Saturday, 15 March 2014

The World Cup (Some Thoughts for the Football-Shy)

With that quadrennial festival of expectoration and tedious nil-all draws which end in dramatic penalty shoot-outs – the World Weary Cup – nearly upon us, here are some questions for the football-shy to consider when they are unavoidably confronted with what is, surprisingly, not yet called The Beautiful Tournament.

1. Which words can Robbie Savage not pronounce?

This is a bit like asking “How long is a piece of string?” in that the list could literally go on forever. Have fun compiling it. Your starter for ten: Manchester.

2. Who has the more boring voice: Steven Gerrard or Michael Owen?

Steven Gerrard is England’s captain, a position which holds about as much status as a milk monitor in Year 4. He comes across as the scouse equivalent of Andy Murray.

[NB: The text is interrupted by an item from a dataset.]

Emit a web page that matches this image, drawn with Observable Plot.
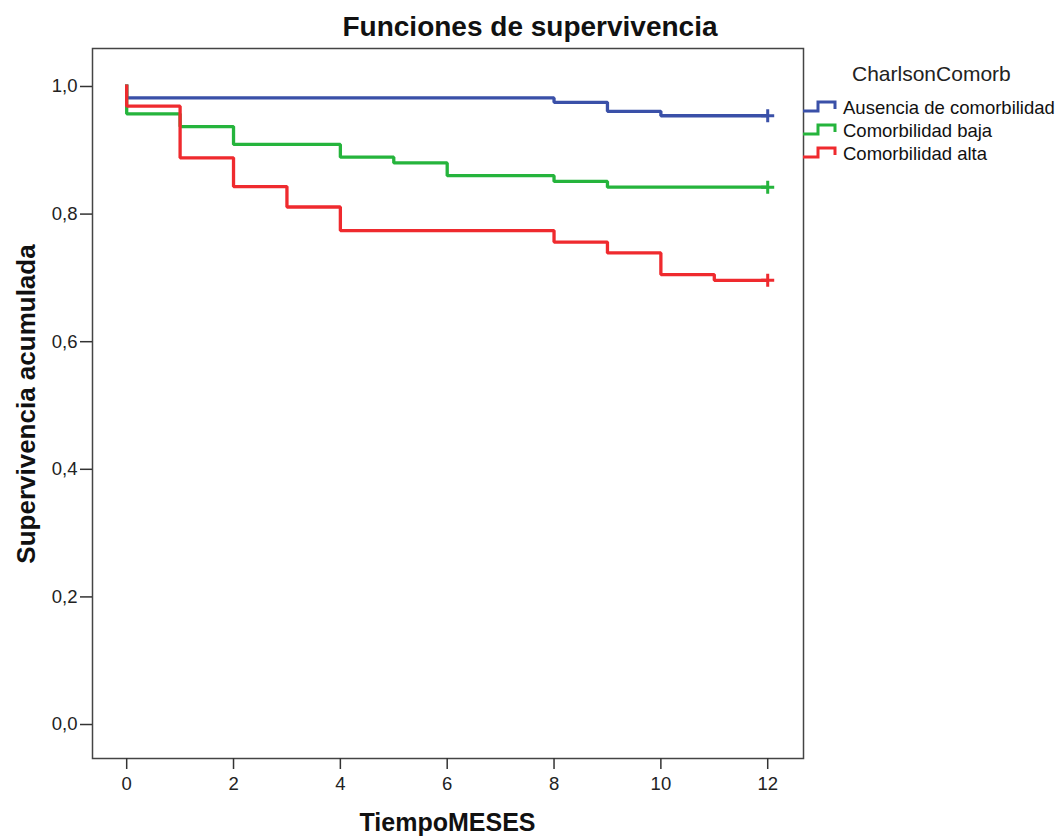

Michael Owen’s tone seems so disinterested one wonders if he has borderline personality disorder (he doesn’t – I checked, although he may just be undiagnosed).

3. Which channel has the more intelligent football punditry: BBC or ITV?

You’ll need an atomic microscope to find any intelligence, but one channel must be marginally less crass and inarticulate than the other. (The question is similar to asking “Who has more charisma: Ed Milliband or Michael Gove?”)

4. Is Adrian Chiles Benny Hill’s love-child?

It’ll give you something to think about when listening to his cultured voice (and looking at his Benny Hill face).

5. How many times can you hear the phrase “controversial decision”?

This is a euphemism for “mistake”. Referees make a lot of “controversial decisions”. It is a controversial decision to believe that England can win the World Cup.

6. Are football players wimps?

Whenever a footballer is kicked in the shins or goes over on his ankle there’s always some smug, armchair rugby supporter on hand to launch into a misogynistic diatribe about all footballers “behaving like girls” when they get kicked in the shins or go over on their ankles,  whereas the real men of rugby can run into a brick wall at 80mph and still not realize that they’ve been hurt (the armchair rugby supporter mistakenly reading this as a sign of masculinity and not a sign of not having evolved a brain). I gather that Ireland are better than England at rugby, which, as an Englishman with an Irish name/ancestry, leaves me somewhat conflicted. Or it would do if I cared about manly pursuits.
   I’ve been kicked in the shins and I’ve gone over on my ankle: both hurt (however, I am a wimp). 
   Watch a game of football and make your own mind up.

7. Why are England so rubbish?

The England fan vacillates between the raucous, pre-tournament bravado of “Yeah, we’ll definitely win it this time!” to the post-opening match despair of “We’re the worst team ever!”
   England are probably quite good, the footballing equivalent of the middle-set child who coasts all year, thinks they’re clever enough not to revise and is left wondering in August why everyone else did better than they did. They end up doing okay, but I expect that you need to be better than okay to win the World Cup (or, in England’s case, you need to be better than okay, you need to be on home soil so that you can have the crowd as a twelfth man in every match, and you need a Russian linesman in the final as the thirteenth man).